The final addition, seen at another outdoor show (note trophies already won), was one of Barris’s horizontal bar grilles. Then, in ’57, Jim took the car back to Barris for “fancier paint.” He said Barris took it apart, did a few things he didn’t ask for, such as fairing the door hinges, but then the infamous fire struck the Barris shop. Fortunately Jim’s car was in a different room, wasn’t damaged, but never got further work done or reassembly.
So this is how I found Jim’s coupe at City Body Works ten years ago. You can see Barris’s faired hinges and grille. You might also notice that Jim started to add a narrowed 9-inch rear at some point, and had added rear wheel tubs. He said this shop was supposed to paint the car a brighter yellow.

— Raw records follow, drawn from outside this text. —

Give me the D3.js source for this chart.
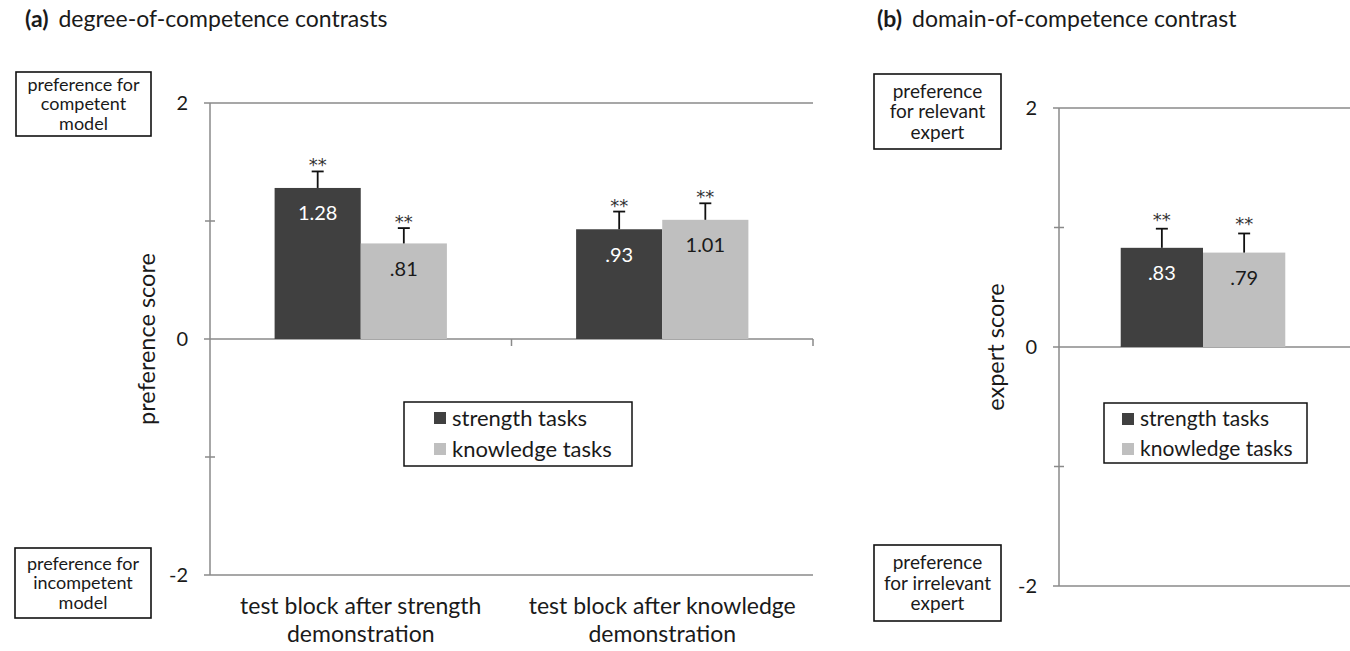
<!DOCTYPE html>
<html>
<head>
<meta charset="utf-8">
<script src="https://cdn.jsdelivr.net/npm/d3@7/dist/d3.min.js"></script>
<style>
  body { margin: 0; background: #fff; }
  svg { display: block; }
  text { font-family: Lato, 'Open Sans', sans-serif; fill: #1a1a1a; }
</style>
</head>
<body>
<div id="chart"></div>
<script>
// data
const seriesNames = ['strength tasks', 'knowledge tasks'];
const seriesColors = ['#404040', '#bfbfbf'];

const categoriesA = ['after strength', 'after knowledge'];
const categoryLinesA = [['test block after strength', 'demonstration'], ['test block after knowledge', 'demonstration']];
const strengthA = [1.28, 0.93];
const knowledgeA = [0.81, 1.01];
const strengthErrA = [0.14, 0.15];
const knowledgeErrA = [0.13, 0.14];
const starsA = [['**', '**'], ['**', '**']];

const categoriesB = ['domain'];
const strengthB = [0.83];
const knowledgeB = [0.79];
const strengthErrB = [0.16];
const knowledgeErrB = [0.16];
const starsB = [['**', '**']];

const majorTicks = [-2, 0, 2];
const majorTickLabels = ['-2', '0', '2'];
const minorTicks = [-1, 1];
const yDomain = [-2, 2];

const boxTopA = ['preference for', 'competent', 'model'];
const boxBottomA = ['preference for', 'incompetent', 'model'];
const boxTopB = ['preference', 'for relevant', 'expert'];
const boxBottomB = ['preference', 'for irrelevant', 'expert'];

const svg = d3.select('#chart')
  .append('svg')
  .attr('width', 1350)
  .attr('height', 651);

const fmt = (v) => d3.format('.2f')(v).replace(/^0/, '');

function drawPanel(p) {
  const g = svg.append('g');

  // title
  const title = g.append('text')
    .attr('x', p.titleX)
    .attr('y', 27)
    .attr('font-size', '23px');
  title.append('tspan').attr('font-weight', 700).text(p.titleTag);
  title.append('tspan').attr('dx', 10).text(p.title);

  const y = d3.scaleLinear().domain(yDomain).range([p.bottom, p.top]);
  const x0 = d3.scaleBand().domain(p.categories).range([p.left, p.right]);
  const bw = x0.bandwidth() / 3.5;
  const x1 = d3.scaleBand().domain(seriesNames).range([bw * 0.75, bw * 2.75]);

  // gridlines at the major ticks
  g.selectAll('.grid')
    .data(majorTicks)
    .enter()
    .append('line')
    .attr('x1', p.left - 6)
    .attr('x2', p.lineEnd)
    .attr('y1', d => y(d))
    .attr('y2', d => y(d))
    .attr('stroke', '#8a8a8a')
    .attr('stroke-width', 1.5);

  // value axis line and minor ticks
  g.append('line')
    .attr('x1', p.left).attr('x2', p.left)
    .attr('y1', y(2)).attr('y2', y(-2))
    .attr('stroke', '#8a8a8a')
    .attr('stroke-width', 1.5);

  g.selectAll('.minor')
    .data(minorTicks)
    .enter()
    .append('line')
    .attr('x1', p.left - 5)
    .attr('x2', p.left + 5)
    .attr('y1', d => y(d))
    .attr('y2', d => y(d))
    .attr('stroke', '#8a8a8a')
    .attr('stroke-width', 1.5);

  // category boundary ticks on the zero line
  g.selectAll('.ctick')
    .data(p.categories.slice(1).map(c => x0(c)).concat(p.endTick ? [p.right] : []))
    .enter()
    .append('line')
    .attr('x1', d => d).attr('x2', d => d)
    .attr('y1', y(0)).attr('y2', y(0) + 7)
    .attr('stroke', '#8a8a8a')
    .attr('stroke-width', 1.5);

  // tick labels
  const axis = g.append('g')
    .attr('transform', `translate(${p.left},0)`)
    .call(d3.axisLeft(y).tickValues(majorTicks).tickSize(0).tickPadding(22)
      .tickFormat((d, i) => majorTickLabels[i]));
  axis.select('.domain').remove();
  axis.selectAll('text')
    .attr('font-size', '20px');

  // axis title
  g.append('text')
    .attr('transform', `translate(${p.left - 63},${(y(2) + y(-2)) / 2}) rotate(-90)`)
    .attr('text-anchor', 'middle')
    .attr('dy', '0.35em')
    .attr('font-size', '23.5px')
    .text(p.yTitle);

  // bars
  const rows = p.categories.map((c, i) => ({
    cat: c,
    items: [
      { s: seriesNames[0], v: p.strength[i], e: p.strengthErr[i], star: p.stars[i][0], color: seriesColors[0], label: '#fff' },
      { s: seriesNames[1], v: p.knowledge[i], e: p.knowledgeErr[i], star: p.stars[i][1], color: seriesColors[1], label: '#1a1a1a' }
    ]
  }));

  const grp = g.selectAll('.cat')
    .data(rows)
    .enter()
    .append('g')
    .attr('transform', d => `translate(${x0(d.cat)},0)`);

  const bar = grp.selectAll('.bar')
    .data(d => d.items)
    .enter()
    .append('g');

  bar.append('rect')
    .attr('x', d => x1(d.s))
    .attr('width', x1.bandwidth())
    .attr('y', d => y(d.v))
    .attr('height', d => y(0) - y(d.v))
    .attr('fill', d => d.color);

  bar.append('line')
    .attr('x1', d => x1(d.s) + x1.bandwidth() / 2)
    .attr('x2', d => x1(d.s) + x1.bandwidth() / 2)
    .attr('y1', d => y(d.v))
    .attr('y2', d => y(d.v + d.e))
    .attr('stroke', '#111')
    .attr('stroke-width', 1.8);

  bar.append('line')
    .attr('x1', d => x1(d.s) + x1.bandwidth() / 2 - 6)
    .attr('x2', d => x1(d.s) + x1.bandwidth() / 2 + 6)
    .attr('y1', d => y(d.v + d.e))
    .attr('y2', d => y(d.v + d.e))
    .attr('stroke', '#111')
    .attr('stroke-width', 1.8);

  bar.append('text')
    .attr('x', d => x1(d.s) + x1.bandwidth() / 2)
    .attr('y', d => y(d.v) + 25.5)
    .attr('dy', '0.35em')
    .attr('text-anchor', 'middle')
    .attr('font-size', '20px')
    .style('fill', d => d.label)
    .text(d => fmt(d.v));

  // significance stars
  bar.append('text')
    .attr('x', d => x1(d.s) + x1.bandwidth() / 2)
    .attr('y', d => y(d.v + d.e) + p.starShift)
    .attr('text-anchor', 'middle')
    .style('font-family', "'DejaVu Sans', sans-serif")
    .style('font-size', '18px')
    .style('fill', '#333')
    .text(d => d.star);

  // category labels
  if (p.catLines) {
    grp.each(function (d, i) {
      d3.select(this).selectAll('.cl')
        .data(p.catLines[i])
        .enter()
        .append('text')
        .attr('x', x0.bandwidth() / 2)
        .attr('y', (_, j) => 606 + j * 28)
        .attr('dy', '0.35em')
        .attr('text-anchor', 'middle')
        .attr('font-size', '23px')
        .text(t => t);
    });
  }

  // legend
  const lg = g.append('g').attr('transform', `translate(${p.legend[0]},${p.legend[1]})`);
  lg.append('rect')
    .attr('width', p.legend[2])
    .attr('height', p.legend[3])
    .attr('fill', '#fff')
    .attr('stroke', '#111')
    .attr('stroke-width', 1.5);
  const li = lg.selectAll('.li')
    .data(seriesNames)
    .enter()
    .append('g')
    .attr('transform', (_, i) => `translate(${p.legend[4]},${16 + i * p.legend[5]})`);
  li.append('rect')
    .attr('y', -6)
    .attr('width', 12)
    .attr('height', 12)
    .attr('fill', (_, i) => seriesColors[i]);
  li.append('text')
    .attr('x', 18)
    .attr('dy', '0.35em')
    .attr('font-size', p.legendFont)
    .text(d => d);

  // side boxes
  p.boxes.forEach(b => {
    g.append('rect')
      .attr('x', b.x).attr('y', b.y)
      .attr('width', b.w).attr('height', b.h)
      .attr('fill', 'none')
      .attr('stroke', '#111')
      .attr('stroke-width', 1.6);
    g.selectAll(null)
      .data(b.lines)
      .enter()
      .append('text')
      .attr('x', b.x + b.w / 2)
      .attr('y', (_, j) => b.y + b.h / 2 + (j - 1) * b.lh)
      .attr('dy', '0.35em')
      .attr('text-anchor', 'middle')
      .attr('font-size', b.fs)
      .text(t => t);
  });
}

drawPanel({
  titleX: 25, titleTag: '(a)', title: 'degree-of-competence contrasts',
  top: 103, bottom: 575, left: 210, right: 813, lineEnd: 813, endTick: true,
  categories: categoriesA, catLines: categoryLinesA,
  strength: strengthA, knowledge: knowledgeA,
  strengthErr: strengthErrA, knowledgeErr: knowledgeErrA, stars: starsA, starShift: 0,
  yTitle: 'preference score',
  legend: [404, 402, 228, 64, 30, 31], legendFont: '22px',
  boxes: [
    { x: 16, y: 72, w: 135, h: 64, lines: boxTopA, lh: 19.6, fs: '18px' },
    { x: 15, y: 548, w: 136, h: 70, lines: boxBottomA, lh: 19.6, fs: '18px' }
  ]
});

drawPanel({
  titleX: 877, titleTag: '(b)', title: 'domain-of-competence contrast',
  top: 108, bottom: 586, left: 1059, right: 1347, lineEnd: 1350, endTick: false,
  categories: categoriesB, catLines: null,
  strength: strengthB, knowledge: knowledgeB,
  strengthErr: strengthErrB, knowledgeErr: knowledgeErrB, stars: starsB, starShift: -3,
  yTitle: 'expert score',
  legend: [1104, 403, 203, 60, 18, 30], legendFont: '21px',
  boxes: [
    { x: 874, y: 74, w: 127, h: 75, lines: boxTopB, lh: 20.5, fs: '19px' },
    { x: 874, y: 545, w: 127, h: 76, lines: boxBottomB, lh: 20.5, fs: '19px' }
  ]
});
</script>
</body>
</html>
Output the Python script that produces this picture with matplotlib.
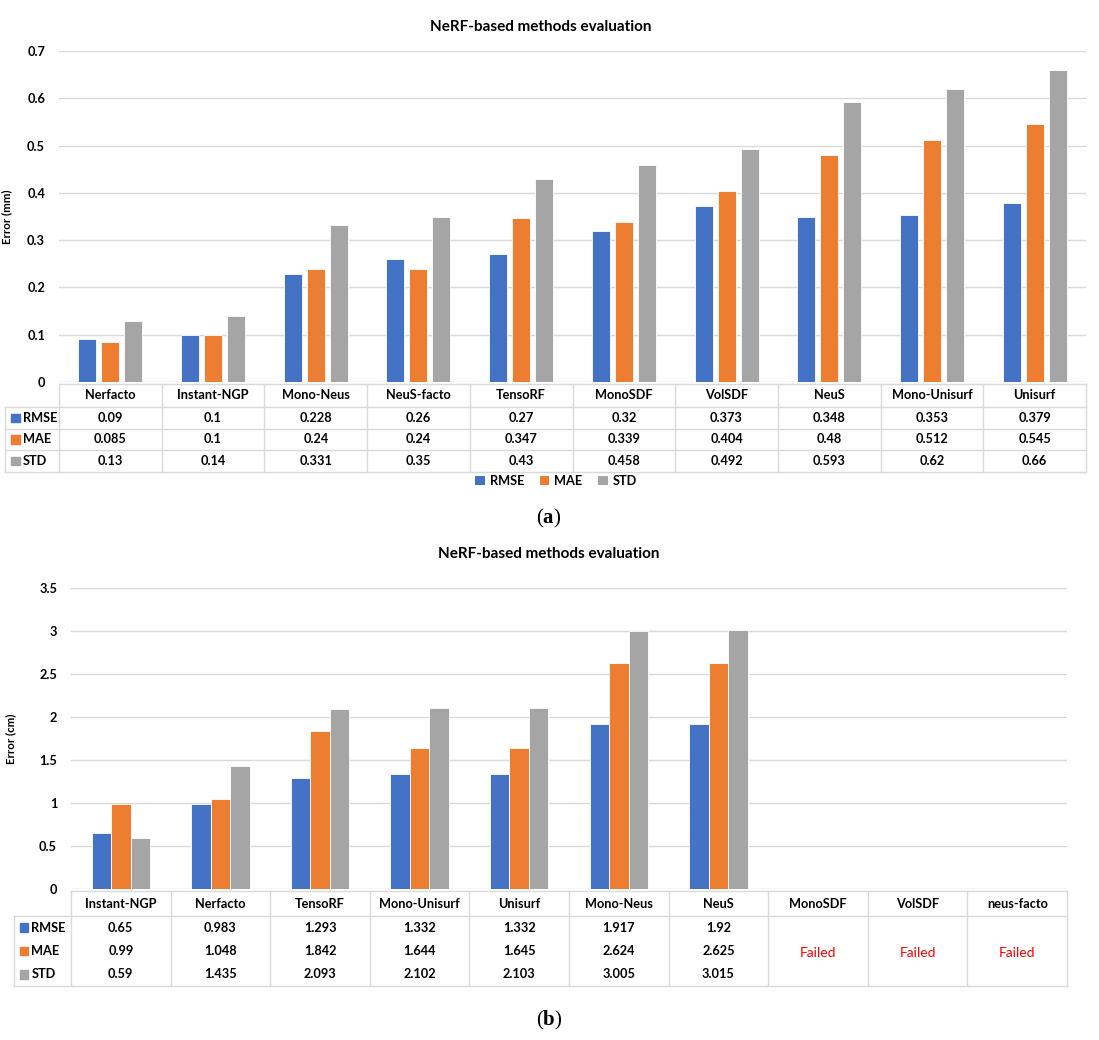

Then Jim took me up to his house and small llama farm in the foothills where he showed me the original red and chrome Chrysler Hemi, now sporting four 97s. And surprise, surprise–look what’s covering the walls. There’s no question that Jim’s a neatnik, and his hanging tool set had grown to cover three walls at that point. But remember, this was ten years ago. Now things get mysterious.
I started on this a couple weeks ago. I dug all these photos out of my files for the book, along with my notes I gathered at the time. First thing I did was call the phone number I had for Jim, with some doubts. Yep, no longer in service. I checked obituaries for Bakersfield. He wasn’t listed there. I had a card from City Body Works, so I called there, and got a recording saying “We’ll call you back when we’ve got time,” or some such. No call back. So I searched for a Griepsma in Bakersfield. It’s not a common name. Somehow I came across a listing for a Jim and Curtis Griepsma Garage or body shop. In fact, it had the name “Renegade” in it somehow. So I went to that site, and there were 3 or 4 photos of the coupe, up on wheels of some sort, with the engine (looking just like the photo above) installed, along with the grille. Some parts of the car were a bright yellow, but others were primered. I can’t remember, I only saw it once. But it looked hurriedly assembled. I can’t remember if there was an address. But there was no phone number; there was only a box to write a text message. So I did, saying who I was and hoping to follow up. No reply. Nada.
It gets better…or worse. I found two phone numbers for Curtis Griepsma on line–neither good. I tried finding the shop again, on the net. Nothing. I tried calling the City Body Works to see if they knew where the car went. Their number is now “No longer in service.” So I went back to the web, searching for several name variations of the Griepsma shop (and photos) I had found. Absolutely nothing. Vanished. Very weird. Frustrating. But, as far as I’m concerned, end of story. Sure, that car’s somewhere. Might turn up. But meanwhile I’ve got new column topics waiting in line like jetliners trying to land at LAX. Stay tuned to see what comes next.
P.S. It looks like as of this morning (3/22) the Renegade Hot Rod Shop has their web site back up, and my ace internet manager Sabina not only found it, but added a link to it, so you can click on it to see even more photos that they have added of the current state of the Griepsma ’34. However, they still list no address, phone number, or contact name, just a box where you can leave a text message. I still haven’t gotten a reply to mine.